Remind yourself that books are written sentence by sentence, not in complete chapters. Don’t query an agent before a manuscript is complete; hark back to the discussion about logical next steps, and find the one that you are ready to take next, without jumping to the finish line before you’re done.
1. Buy yourself an erasable whiteboard on which you can write your daily intentions. Don’t keep a long list of all your intentions in an overwhelming list in front of you. (You may have a master list you keep in a notebook, but hide it away.) Every day, erase yesterday’s intentions and copy only intentions from your master list that you can do that day. Try not to overachieve; instead strive to accomplish tasks in manageable chunks. Try to include “writing” on your daily intentions list every day, and remember to start with the most pressing task (anything that is deadline driven or that is driving you crazy) to get it out of the way.
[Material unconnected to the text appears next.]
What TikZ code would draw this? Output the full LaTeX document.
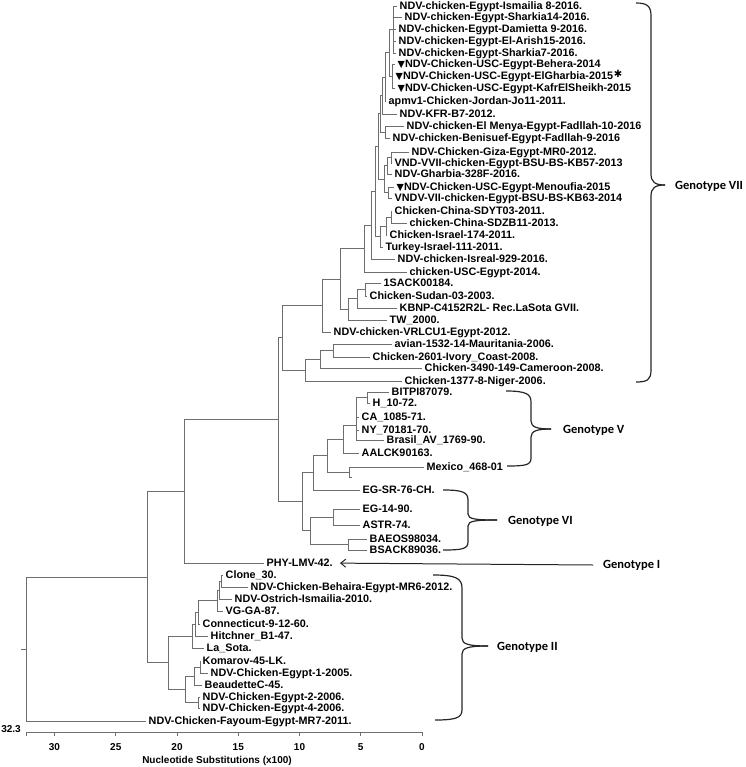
\documentclass[tikz,border=0pt]{standalone}
\usepackage{fontspec}
\setmainfont{Liberation Sans}
\newfontfamily\gfont{Carlito}
\newfontfamily\symfont{DejaVu Sans}
\usetikzlibrary{arrows.meta}
\definecolor{treegray}{RGB}{110,110,110}
\tikzset{
  br/.style={draw=treegray, line width=0.7pt},
  lab/.style={anchor=base west, inner sep=0pt, font=\bfseries\fontsize{10.8}{12}\selectfont},
  gen/.style={anchor=west, inner sep=0pt, font=\gfont\bfseries\fontsize{12.5}{14}\selectfont},
  bracepath/.style={draw=black!85, line width=1.2pt},
  ticklab/.style={inner sep=0pt, font=\bfseries\fontsize{10}{12}\selectfont},
}
\newcommand\tri{{\symfont\fontsize{9.5}{9.5}\selectfont ▼}}
\newcommand\lf[4]{\coordinate (#1) at (#2,#3); \node[lab] (#1-t) at ([xshift=2.5pt,yshift=-3.9pt]#1) {#4};}
\newcommand\inn[3]{\coordinate (#1) at (#2,#3);}
\newcommand\tedge[2]{\draw[br] (#1) |- (#2);}
\begin{document}
\begin{tikzpicture}[x=1pt,y=-1pt]
\useasboundingbox (0,0) rectangle (745,767);
% ---------------- leaves
\lf{l1}{397}{6}{NDV-chicken-Egypt-Ismailia 8-2016.}
\lf{l2}{402}{17}{NDV-chicken-Egypt-Sharkia14-2016.}
\lf{l3}{396}{29}{NDV-chicken-Egypt-Damietta 9-2016.}
\lf{l4}{396}{41}{NDV-chicken-Egypt-El-Arish15-2016.}
\lf{l5}{396}{53}{NDV-chicken-Egypt-Sharkia7-2016.}
\lf{l6}{395}{64}{\tri NDV-Chicken-USC-Egypt-Behera-2014}
\lf{l7}{393}{76}{\tri NDV-Chicken-USC-Egypt-ElGharbia-2015}
\lf{l8}{395}{88}{\tri NDV-Chicken-USC-Egypt-KafrElSheikh-2015}
\lf{l9}{386}{101}{apmv1-Chicken-Jordan-Jo11-2011.}
\lf{l10}{397}{114}{NDV-KFR-B7-2012.}
\lf{l11}{404}{126}{NDV-chicken-El Menya-Egypt-Fadllah-10-2016}
\lf{l12}{390}{138}{NDV-chicken-Benisuef-Egypt-Fadllah-9-2016}
\lf{l13}{409}{152}{NDV-Chicken-Giza-Egypt-MR0-2012.}
\lf{l14}{392}{163}{VND-VVII-chicken-Egypt-BSU-BS-KB57-2013}
\lf{l15}{392}{174}{NDV-Gharbia-328F-2016.}
\lf{l16}{394}{187}{\tri NDV-Chicken-USC-Egypt-Menoufia-2015}
\lf{l17}{392}{198}{VNDV-VII-chicken-Egypt-BSU-BS-KB63-2014}
\lf{l18}{392}{211}{Chicken-China-SDYT03-2011.}
\lf{l19}{407}{223}{chicken-China-SDZB11-2013.}
\lf{l20}{387}{235}{Chicken-Israel-174-2011.}
\lf{l21}{383}{247}{Turkey-Israel-111-2011.}
\lf{l22}{395}{259}{NDV-chicken-Isreal-929-2016.}
\lf{l23}{407}{272}{chicken-USC-Egypt-2014.}
\lf{l24}{381}{283}{1SACK00184.}
\lf{l25}{367}{296}{Chicken-Sudan-03-2003.}
\lf{l26}{397}{308}{KBNP-C4152R2L- Rec.LaSota GVII.}
\lf{l27}{387}{320}{TW\_2000.}
\lf{l28}{331}{332}{NDV-chicken-VRLCU1-Egypt-2012.}
\lf{l29}{392}{344}{avian-1532-14-Mauritania-2006.}
\lf{l30}{370}{357}{Chicken-2601-Ivory\_Coast-2008.}
\lf{l31}{422}{368}{Chicken-3490-149-Cameroon-2008.}
\lf{l32}{402}{381}{Chicken-1377-8-Niger-2006.}
\lf{l33}{389}{392}{BITPI87079.}
\lf{l34}{370}{403}{H\_10-72.}
\lf{l35}{359}{417}{CA\_1085-71.}
\lf{l36}{359}{430}{NY\_70181-70.}
\lf{l37}{384}{440}{Brasil\_AV\_1769-90.}
\lf{l38}{359}{453}{AALCK90163.}
\lf{l39}{424}{467}{Mexico\_468-01}
\coordinate (l39b) at (352,477);
\lf{l40}{360}{490}{EG-SR-76-CH.}
\lf{l41}{360}{509}{EG-14-90.}
\lf{l42}{360}{525}{ASTR-74.}
\lf{l43}{367}{539}{BAEOS98034.}
\lf{l44}{367}{550}{BSACK89036.}
\lf{l45}{264}{563}{PHY-LMV-42.}
\lf{l46}{223}{575}{Clone\_30.}
\lf{l47}{248}{587}{NDV-Chicken-Behaira-Egypt-MR6-2012.}
\lf{l48}{232}{599}{NDV-Ostrich-Ismailia-2010.}
\lf{l49}{223}{611}{VG-GA-87.}
\lf{l50}{200}{624}{Connecticut-9-12-60.}
\lf{l51}{208}{636}{Hitchner\_B1-47.}
\lf{l52}{204}{648}{La\_Sota.}
\lf{l53}{200}{661}{Komarov-45-LK.}
\lf{l54}{208}{673}{NDV-Chicken-Egypt-1-2005.}
\lf{l55}{202}{685}{BeaudetteC-45.}
\lf{l56}{200}{697}{NDV-Chicken-Egypt-2-2006.}
\lf{l57}{200}{708}{NDV-Chicken-Egypt-4-2006.}
\lf{l58}{146}{721}{NDV-Chicken-Fayoum-Egypt-MR7-2011.}
% ---------------- internal nodes
\inn{q1}{393}{29.5}
\inn{q2}{392}{76}
\inn{q}{389}{52.75}
\inn{r}{385}{77}
\inn{s}{382}{95.5}
\inn{t}{385}{132}
\inn{u}{380}{113.75}
\inn{v1}{391}{157.5}
\inn{v2}{387}{165.75}
\inn{v3}{388}{192.5}
\inn{vv}{384}{179.1}
\inn{w}{378}{146.4}
\inn{n1}{391}{217}
\inn{n2}{386}{226}
\inn{nn}{380}{236.5}
\inn{m}{375}{191.45}
\inn{ll}{371}{225.2}
\inn{ii}{364}{248.6}
\inn{k1}{365}{289.5}
\inn{k2}{357}{298.75}
\inn{jj}{348}{309.4}
\inn{hh}{340}{279}
\inn{gg}{322}{305.5}
\inn{f1}{333}{350.5}
\inn{ff}{320}{359.25}
\inn{ee}{305}{370.1}
\inn{dd}{282}{337.8}
\inn{va}{367}{397.5}
\inn{vb}{356}{425}
\inn{vc}{343}{439}
\inn{zz}{349}{472}
\inn{vd}{327}{455.5}
\inn{vg}{313}{472.75}
\inn{via}{333}{517}
\inn{vib}{348}{544.5}
\inn{vi}{310}{530.75}
\inn{xx}{302}{501.75}
\inn{cc}{278}{419.8}
\inn{bb}{184}{491.4}
\inn{p1a}{221}{581}
\inn{p1b}{219}{590}
\inn{p1}{217}{600.5}
\inn{p2}{198}{612.25}
\inn{p3}{195}{624.1}
\inn{g2a}{192}{636}
\inn{kk1}{200}{667}
\inn{kk2}{194}{676}
\inn{e24}{198}{702.5}
\inn{g2b}{185}{689.25}
\inn{g2}{168}{662.6}
\inn{aa}{147}{577}
\inn{root}{26}{649}
\coordinate (rootstub) at (21,649);
% ---------------- branches
\foreach \c in {l1,l2,l3,l4,l5} {\tedge{q1}{\c}}
\foreach \c in {l6,l7,l8} {\tedge{q2}{\c}}
\tedge{q}{q1}\tedge{q}{q2}
\tedge{r}{q}\tedge{r}{l9}
\tedge{s}{r}\tedge{s}{l10}
\tedge{t}{l11}\tedge{t}{l12}
\tedge{u}{s}\tedge{u}{t}
\tedge{v1}{l13}\tedge{v1}{l14}
\tedge{v2}{v1}\tedge{v2}{l15}
\tedge{v3}{l16}\tedge{v3}{l17}
\tedge{vv}{v2}\tedge{vv}{v3}
\tedge{w}{u}\tedge{w}{vv}
\tedge{n1}{l18}\tedge{n1}{l19}
\tedge{n2}{n1}\tedge{n2}{l20}
\tedge{nn}{n2}\tedge{nn}{l21}
\tedge{m}{w}\tedge{m}{nn}
\tedge{ll}{m}\tedge{ll}{l22}
\tedge{ii}{ll}\tedge{ii}{l23}
\tedge{k1}{l24}\tedge{k1}{l25}
\tedge{k2}{k1}\tedge{k2}{l26}
\tedge{jj}{k2}\tedge{jj}{l27}
\tedge{hh}{ii}\tedge{hh}{jj}
\tedge{gg}{hh}\tedge{gg}{l28}
\tedge{f1}{l29}\tedge{f1}{l30}
\tedge{ff}{f1}\tedge{ff}{l31}
\tedge{ee}{ff}\tedge{ee}{l32}
\tedge{dd}{gg}\tedge{dd}{ee}
\tedge{va}{l33}\tedge{va}{l34}
\foreach \c in {va,l35,l36,l37} {\tedge{vb}{\c}}
\tedge{vc}{vb}\tedge{vc}{l38}
\tedge{zz}{l39}\tedge{zz}{l39b}
\tedge{vd}{vc}\tedge{vd}{zz}
\tedge{vg}{vd}\tedge{vg}{l40}
\tedge{via}{l41}\tedge{via}{l42}
\tedge{vib}{l43}\tedge{vib}{l44}
\tedge{vi}{via}\tedge{vi}{vib}
\tedge{xx}{vg}\tedge{xx}{vi}
\tedge{cc}{dd}\tedge{cc}{xx}
\tedge{bb}{cc}\tedge{bb}{l45}
\tedge{p1a}{l46}\tedge{p1a}{l47}
\tedge{p1b}{p1a}\tedge{p1b}{l48}
\tedge{p1}{p1b}\tedge{p1}{l49}
\tedge{p2}{p1}\tedge{p2}{l50}
\tedge{p3}{p2}\tedge{p3}{l51}
\tedge{g2a}{p3}\tedge{g2a}{l52}
\tedge{kk1}{l53}\tedge{kk1}{l54}
\tedge{kk2}{kk1}\tedge{kk2}{l55}
\tedge{e24}{l56}\tedge{e24}{l57}
\tedge{g2b}{kk2}\tedge{g2b}{e24}
\tedge{g2}{g2a}\tedge{g2}{g2b}
\tedge{aa}{bb}\tedge{aa}{g2}
\tedge{root}{aa}\tedge{root}{l58}
\draw[br] (root) -- (rootstub);
% ---------------- asterisk
\node[anchor=west, inner sep=0pt, font=\symfont\bfseries\fontsize{10}{10}\selectfont] (ast) at ([xshift=0.5pt,yshift=3.5pt]l7-t.east) {✱};
% ---------------- scale axis
\coordinate (axl) at (26,732);
\coordinate (axr) at (422,732);
\draw[br] (axl) -- (axr);
\draw[br] (axl) -- ++(0,4);
\foreach \v in {0,5,...,30} {
  \draw[br] (422-12.25*\v,732) -- ++(0,4);
  \node[ticklab] (tk\v) at (422-12.25*\v,747) {\v};
}
\node[ticklab] (scalelab) at (11,729) {32.3};
\node[ticklab] (axtitle) at (217,761) {Nucleotide Substitutions (x100)};
% ---------------- braces and genotype labels
\draw[bracepath] (636,3) .. controls (647,3) and (651,6) .. (651,16) -- (651,174) .. controls (651,182) and (655,185) .. (665,185);
\draw[bracepath] (665,185) .. controls (655,185) and (651,188) .. (651,196) -- (651,370) .. controls (651,380) and (647,382) .. (636,382);
\node[gen] (g7) at (675,186) {Genotype VII};
\draw[bracepath] (506,391) .. controls (526,391) and (531,394) .. (531,402) -- (531,421) .. controls (531,427) and (537,429) .. (551,429);
\draw[bracepath] (551,429) .. controls (537,429) and (531,431) .. (531,437) -- (531,458) .. controls (531,465) and (526,466) .. (507,466);
\node[gen] (g5) at (563,430) {Genotype V};
\draw[bracepath] (443,490) .. controls (462,490) and (468,492) .. (468,500) -- (468,514) .. controls (468,519) and (475,520) .. (497,520);
\draw[bracepath] (497,520) .. controls (475,520) and (468,521) .. (468,526) -- (468,542) .. controls (468,549) and (462,550) .. (443,550);
\node[gen] (g6) at (508,521) {Genotype VI};
\draw[bracepath] (433,575) .. controls (455,575) and (462,578) .. (462,588) -- (462,638) .. controls (462,644) and (468,646) .. (488,646);
\draw[bracepath] (488,646) .. controls (468,646) and (462,648) .. (462,654) -- (462,710) .. controls (462,718) and (455,720) .. (435,720);
\node[gen] (g2lab) at (497,647) {Genotype II};
\node[gen] (g1) at (603,565) {Genotype I};
\draw[draw=black!85, line width=1pt, -{Straight Barb[length=5pt,width=8pt]}] ([xshift=-10pt]g1.west) -- ([xshift=7pt]l45-t.east);
\end{tikzpicture}
\end{document}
2. Which of your goals seems more in reach after reading this chapter? Break down this goal into a series of smaller intentions or just the intentions you will set for your next session. What goals do you have that now seem worth pushing off to a later date?
What’s your “usual” comfortable stretch break? Ten sit-ups? A lap around the block? Set a goal to do just a little more during today’s stretch break, whatever it may entail. Another minute, another repetition. Not twenty more reps, not an hour longer of exercise—just a little more. It’s good to increase the amount slowly over time.